So… how good was Channel Four’s The Aliens?

by Jim Jepps

The Aliens takes us to the dirty edge of civilisation where we quarantine outsiders. Turning small differences into hard and fast lines of demarcation over which ‘they’ must never step.

Science fiction is uniquely placed to comment on the politics of everyday life. Freed from statistics, headlines, partisan pressures and the damning strictures of the specific it is free to play with ideas, delve beneath the surface, indulge in thought experiments.

Obviously it should be done well, the idea of the over-worthy Guardian article simply set in space does not have much appeal. Imagine George Monbiot in orbit above Earth screaming down ecological scorn upon the surface’s worthless population or Polly Toynbee on her knees on some future desolate beach screaming “You fools, you finally did it, you finally blew Labour up” and then tearing up a signed photo of Jeremy Corbyn… actually, I’ve changed my mind, that does have a certain appeal…

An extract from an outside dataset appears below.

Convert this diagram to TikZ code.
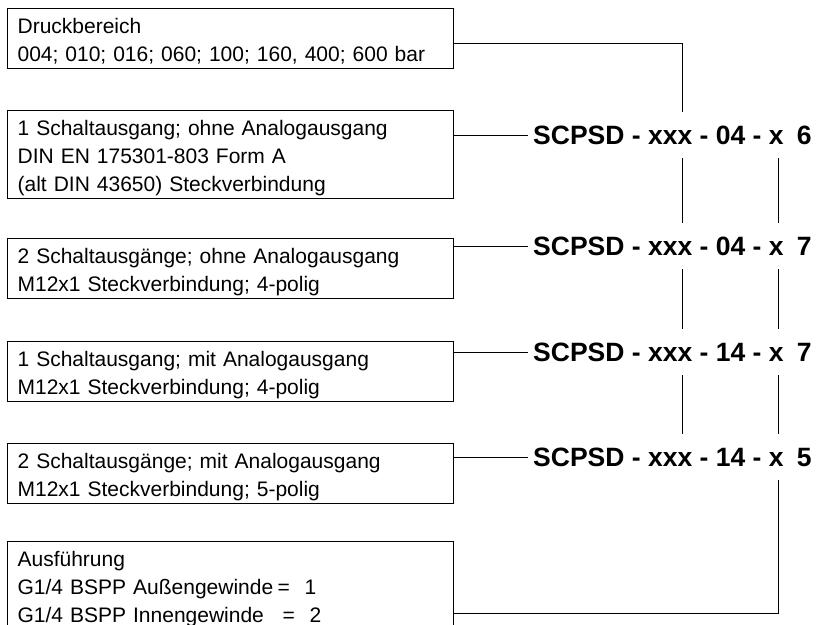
\documentclass[tikz,border=0pt]{standalone}
\usepackage{fontspec}
\setmainfont{Liberation Sans}

% one line of a box, fixed height and depth
\newcommand\zeile{\rule[-5pt]{0pt}{27pt}}

\begin{document}
\begin{tikzpicture}[x=1pt, y=-1pt,
  box/.style={draw, line width=1.2pt, anchor=north west, text width=426pt, align=left,
    inner xsep=10pt, inner ysep=2.5pt, font=\fontsize{21}{25.5}\selectfont},
  code/.style={anchor=west, inner sep=0pt, minimum height=46pt, font=\fontsize{26.5}{30}\selectfont\bfseries},
  link/.style={draw, line width=1pt}]
\useasboundingbox (0,0) rectangle (816,624);
\clip (0,0) rectangle (816,624);

% boxes on the left
\node[box] (druck) at (7,8) {\zeile Druckbereich\\
  \zeile 004; 010; 016; 060; 100; 160, 400; 600 bar};
\node[box] (sa1) at (7,110) {\zeile 1 Schaltausgang; ohne Analogausgang\\
  \zeile DIN EN 175301-803 Form A\\
  \zeile (alt DIN 43650) Steckverbindung};
\node[box] (sa2) at (7,238) {\zeile 2 Schaltausgänge; ohne Analogausgang\\
  \zeile M12x1 Steckverbindung; 4-polig};
\node[box] (sa3) at (7,341) {\zeile 1 Schaltausgang; mit Analogausgang\\
  \zeile M12x1 Steckverbindung; 4-polig};
\node[box] (sa4) at (7,443) {\zeile 2 Schaltausgänge; mit Analogausgang\\
  \zeile M12x1 Steckverbindung; 5-polig};
\node[box] (ausf) at (7,541) {\zeile Ausführung\\
  \zeile \makebox[260pt][l]{G1/4 BSPP Außengewinde}\makebox[27pt][l]{=}1\\
  \zeile \makebox[265pt][l]{G1/4 BSPP Innengewinde}\makebox[27pt][l]{=}2};

% type codes
\node[code] (c1) at (533,135) {SCPSD - xxx - 04 - x\hspace{0.5em}6};
\node[code] (c2) at (533,246) {SCPSD - xxx - 04 - x\hspace{0.5em}7};
\node[code] (c3) at (533,352) {SCPSD - xxx - 14 - x\hspace{0.5em}7};
\node[code] (c4) at (533,457) {SCPSD - xxx - 14 - x\hspace{0.5em}5};

\coordinate (colA) at (682,43);
\coordinate (colB) at (778,613);

% connectors
\draw[link] (druck.east |- colA) -- (colA) -- (c1.north -| colA);
\draw[link] (sa1.east |- c1.west) -- ([xshift=-5pt]c1.west);
\draw[link] (sa2.east |- c2.west) -- ([xshift=-5pt]c2.west);
\draw[link] (sa3.east |- c3.west) -- ([xshift=-5pt]c3.west);
\draw[link] (sa4.east |- c4.west) -- ([xshift=-5pt]c4.west);
\draw[link] (c1.south -| colA) -- (c2.north -| colA);
\draw[link] (c2.south -| colA) -- (c3.north -| colA);
\draw[link] (c3.south -| colA) -- (c4.north -| colA);
\draw[link] (c1.south -| colB) -- (c2.north -| colB);
\draw[link] (c2.south -| colB) -- (c3.north -| colB);
\draw[link] (c3.south -| colB) -- (c4.north -| colB);
\draw[link] (c4.south -| colB) -- (colB) -- (ausf.east |- colB);
\end{tikzpicture}
\end{document}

One of the most pressing political issues of our age is the refugee crisis and yet there has been precious little representation of this in speculative fiction. The extraordinary movie District Nine (which The Aliens has clearly drawn from), some of the stories in the collection Octavia’s Brood and, of course, we interviewed Gillian Cross last week on her children’s fantasy After Tomorrow which deals with a lot of these themes are a few examples, but it’s pretty few and far between, possibly because the issue is so serious and involves actual children actually dying.

So it was with a little bit of nerves and a touch of relief that I realised that Channel Four was going to take on the subject in The Aliens (which you can watch completely legally here). Our main protagonist is a border guard, tasked with keeping an internment camp full of extraterrestrial refugees away from human society while allowing those with the correct papers to come through to work for us on the cheap. If the news continually frames immigration and refugees in particular as a problem can speculative fiction do any better?

But stop.

The first and last question we should ask is – is it funny? Did it entertain? Was it well acted and thoughtful? Would it make a “normal” person want to watch another episode? Before marking its worthiness we have to ask was it worth watching?

I think the answer is yes. Possibly not YES. CLASSIC. But a quietly confident, looking you straight in the eye – yes.

It comes from the creators of Misfits so, as you might expect, it focuses on the lives of ordinary people facing extraordinary problems. It also eschews star gazing postulations for more Earthy humour. If you like amusing scenarios involving people shitting themselves, or dick jokes or kidnap murder plots going hilariously awry (and why wouldn’t you) then this is definitely for you.

The characters feel before they think. They’re sexual, angry, worried, kind, confused, betrayed, and bored – as they should be in all good drama but it’s a simple standard that many fall short of. They lead with their flaws and sometimes those vices turn out to be virtues. I liked it.

But back to the politics.

I’ve got no desire to subject The Aliens to some sort of political purity test. All I’m interested in really is whether it has something positive to say and does that work.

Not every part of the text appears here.